There was an uptrun in tempratures. Species are suffering, the ice caps are melting, the glaciers have all but gone away. I guess none of that qualifies as a calamity in your book though.
evil is as evil does
And the other fact you need to face is that modelers spends hours and hours tweaking their models until they "look right", and if "humans are the cause of global warming" is what looks right to them (and they get paid to get that result) then that is what the models say.
Perhaps this is true. But those on the other side do it as well - they also train their "there's no problem" models to fit all the weather data that is available.
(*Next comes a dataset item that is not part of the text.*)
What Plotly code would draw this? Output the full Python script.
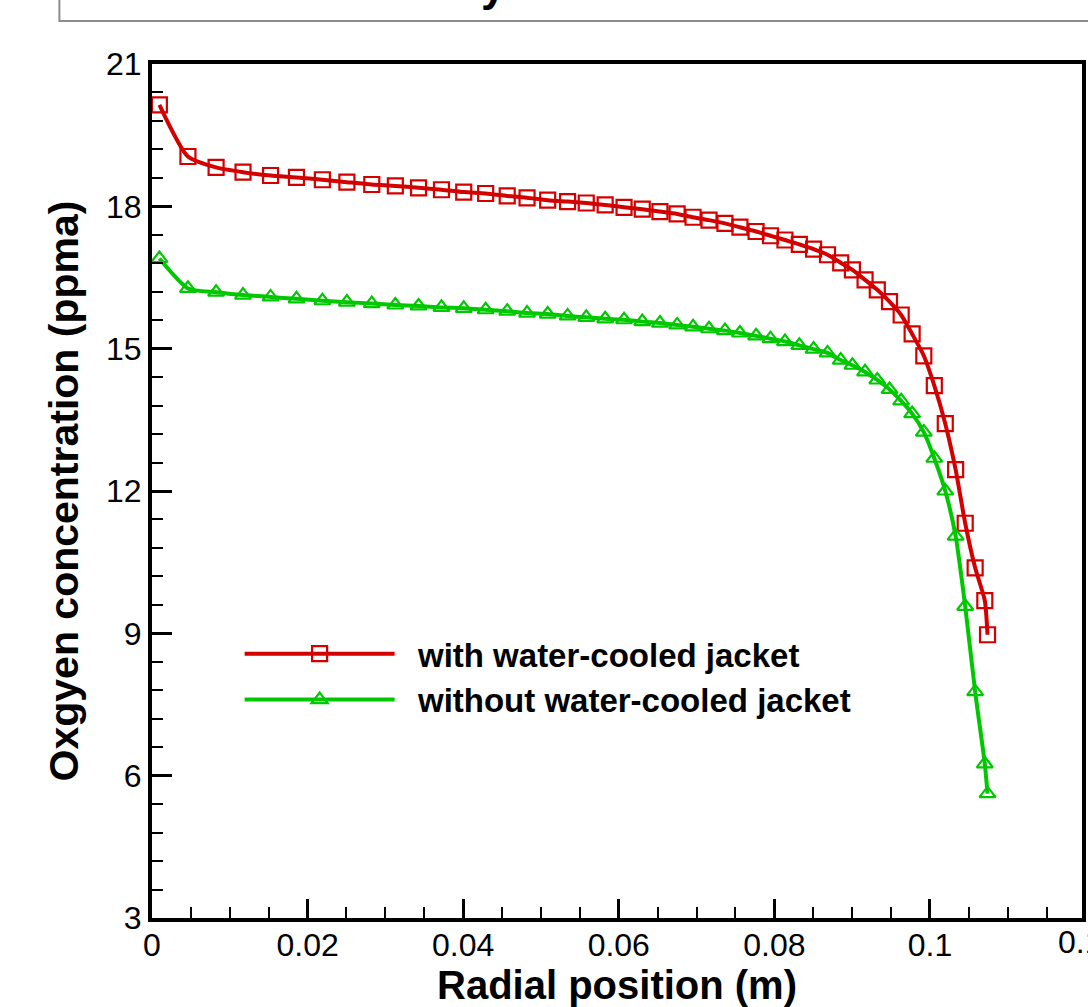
import plotly.graph_objects as go

# ---------------- data ----------------
radial_position = [
    0.00095, 0.00462, 0.00824, 0.01170, 0.01524, 0.01857, 0.02190, 0.02505, 0.02825, 0.03128,
    0.03426, 0.03721, 0.04007, 0.04289, 0.04566, 0.04821, 0.05086, 0.05342, 0.05582, 0.05825,
    0.06068, 0.06302, 0.06529, 0.06750, 0.06955, 0.07160, 0.07365, 0.07557, 0.07765, 0.07950,
    0.08136, 0.08321, 0.08504, 0.08683, 0.08853, 0.09003, 0.09166, 0.09323, 0.09480, 0.09630,
    0.09771, 0.09921, 0.10056, 0.10197, 0.10330, 0.10453, 0.10581, 0.10705, 0.10740,
]
with_jacket = [
    20.14, 19.05, 18.82, 18.72, 18.65, 18.61, 18.56, 18.51, 18.46, 18.43,
    18.39, 18.35, 18.30, 18.27, 18.22, 18.18, 18.13, 18.10, 18.07, 18.03,
    17.98, 17.94, 17.89, 17.84, 17.77, 17.71, 17.64, 17.56, 17.47, 17.38,
    17.29, 17.20, 17.10, 16.98, 16.81, 16.66, 16.45, 16.24, 15.99, 15.71,
    15.31, 14.85, 14.22, 13.42, 12.45, 11.32, 10.38, 9.69, 8.97,
]
without_jacket = [
    16.90, 16.27, 16.19, 16.13, 16.09, 16.05, 16.01, 15.98, 15.95, 15.92,
    15.90, 15.87, 15.85, 15.82, 15.79, 15.75, 15.73, 15.69, 15.66, 15.63,
    15.61, 15.57, 15.54, 15.50, 15.46, 15.42, 15.38, 15.33, 15.27, 15.21,
    15.15, 15.07, 14.99, 14.91, 14.76, 14.65, 14.51, 14.34, 14.14, 13.90,
    13.63, 13.24, 12.69, 12.00, 11.05, 9.57, 7.77, 6.25, 5.62,
]
series_names = ["with water-cooled jacket", "without water-cooled jacket"]
x_tick_vals = [0, 0.02, 0.04, 0.06, 0.08, 0.1]
x_tick_text = ["0", "0.02", "0.04", "0.06", "0.08", "0.1"]
y_tick_vals = [3, 6, 9, 12, 15, 18, 21]
x_title = "Radial position (m)"
y_title = "Oxgyen concentration (ppma)"

# ---------------- style ----------------
W, H = 1088, 1007
L, R, T, B = 152, 2, 64, 88.6
PW = W - L - R
PH = H - T - B
RED = "#d40000"
GREEN = "#00c800"
FONT = "Arial, Liberation Sans, Helvetica, sans-serif"
NBSP = "\u00a0"


def px_x(p):
    return (p - L) / PW


def px_y(p):
    return (H - B - p) / PH


fig = go.Figure()
fig.add_trace(go.Scatter(
    x=radial_position, y=with_jacket, name=NBSP * 2 + series_names[0], mode="lines+markers",
    line=dict(color=RED, width=4, shape="spline", smoothing=0.6),
    marker=dict(symbol="square-open", size=15, color=RED, line=dict(width=2.2, color=RED)),
))
fig.add_trace(go.Scatter(
    x=radial_position, y=without_jacket, name=NBSP * 2 + series_names[1], mode="lines+markers",
    line=dict(color=GREEN, width=4, shape="spline", smoothing=0.6),
    marker=dict(symbol="triangle-up-open", size=14, color=GREEN, line=dict(width=2.2, color=GREEN)),
))

tickfont = dict(family=FONT, size=32, color="black")
fig.update_layout(
    width=W, height=H,
    margin=dict(l=L, r=R, t=T, b=B, pad=0),
    paper_bgcolor="white", plot_bgcolor="white",
    showlegend=True,
    legend=dict(
        x=px_x(240), y=px_y(626), xanchor="left", yanchor="top",
        font=dict(family=FONT, size=33, color="black", weight="bold"),
        itemwidth=150, bgcolor="rgba(0,0,0,0)", borderwidth=0, tracegroupgap=0,
    ),
    xaxis=dict(
        range=[0, PW / 7813.0], tickmode="array", tickvals=x_tick_vals, ticktext=x_tick_text,
        ticks="inside", ticklen=19, tickwidth=3, tickcolor="black",
        showline=True, linewidth=4, linecolor="black", mirror=True,
        showgrid=False, zeroline=False, tickfont=tickfont, ticklabelstandoff=-4,
        minor=dict(tick0=0, dtick=0.005, ticks="inside", ticklen=11, tickwidth=1.5,
                   tickcolor="black", showgrid=False),
        title=dict(text=x_title, font=dict(family=FONT, size=40, color="black", weight="bold"),
                   standoff=7),
    ),
    yaxis=dict(
        range=[3, 21], tickmode="array", tickvals=y_tick_vals,
        ticks="inside", ticklen=20, tickwidth=3, tickcolor="black",
        showline=True, linewidth=4, linecolor="black", mirror=True,
        showgrid=False, zeroline=False, tickfont=tickfont,
        minor=dict(tick0=3, dtick=0.6, ticks="inside", ticklen=11, tickwidth=1.5,
                   tickcolor="black", showgrid=False),
        title=dict(text=y_title, font=dict(family=FONT, size=41, color="black", weight="bold"),
                   standoff=16),
    ),
    shapes=[
        dict(type="rect", xref="paper", yref="paper",
             x0=px_x(59), x1=1.2, y0=px_y(21), y1=1.3,
             line=dict(color="#8c8c8c", width=2), fillcolor="rgba(0,0,0,0)", layer="above"),
    ],
    annotations=[
        dict(text="<b>y</b>", xref="paper", yref="paper", x=px_x(495), y=px_y(12),
             xanchor="center", yanchor="bottom", showarrow=False,
             font=dict(family=FONT, size=44, color="black")),
        dict(text="0.12", xref="paper", yref="paper", x=px_x(1093), y=0,
             xanchor="center", yanchor="top", yshift=-4, showarrow=False,
             font=tickfont),
    ],
)

fig.write_html("out.html")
Which is why this particular study is so very important - they didn't tweak the models, they took a bunch of existing tweaked models and applied them to another set of data. The models made predictions about ocean temperatures, but hadn't been tweaked with them.
And it turns out that the predictions of the "the greenhouse effect is currently causing warming" models were very close to the actual measurements, and the predictions of the "it's volcanic activity / a solar cycle / natural fluctuations in weather" models totally failed.
This study addresses exactly that criticism of yours, and it blows it away.
I believe posters are recognized by their sig. So I made one.
The simple fact is that we don't have climate data for more than a very short period of the earth's history. The rest is guesswork.
Not quite. We don't have weather data for more than a very short period of the Earth's history. We've got millions of years of climate data.
To say the Earth was warmer when the dinosaurs roamed, we don't need to know that the high was 97 degrees in what will become Los Angeles on January 19th, 2,619,847 BCE, and it rained 2 inches. Instead, we can look at the fosilized tropical plants and thus know it was warmer and wetter.
I remember one NOAA model that came out a few years ago showing a sudden upturn in temperatures just about to happen.
Yes, one model was wrong, therefore all future models should be completely ignored. The geocentric model of the solar system was wrong, therefore this new-fangled heliocentric model must be wrong too.
In all seriousness, predictive models about the climate are really in their infancy...but this story is not about predictive models. These models are being compared to historical trends in the earth's climate, in order to figure out which one matches what we can already tell about the climate.
The fact the closest match was a model where human activity did cause global warming does lend some support to the idea that we do cause global warming...but it's also possible that it was a combination of the natural factors instead of individual factors that caused it.
Or even more likely, a combination of natural and human factors.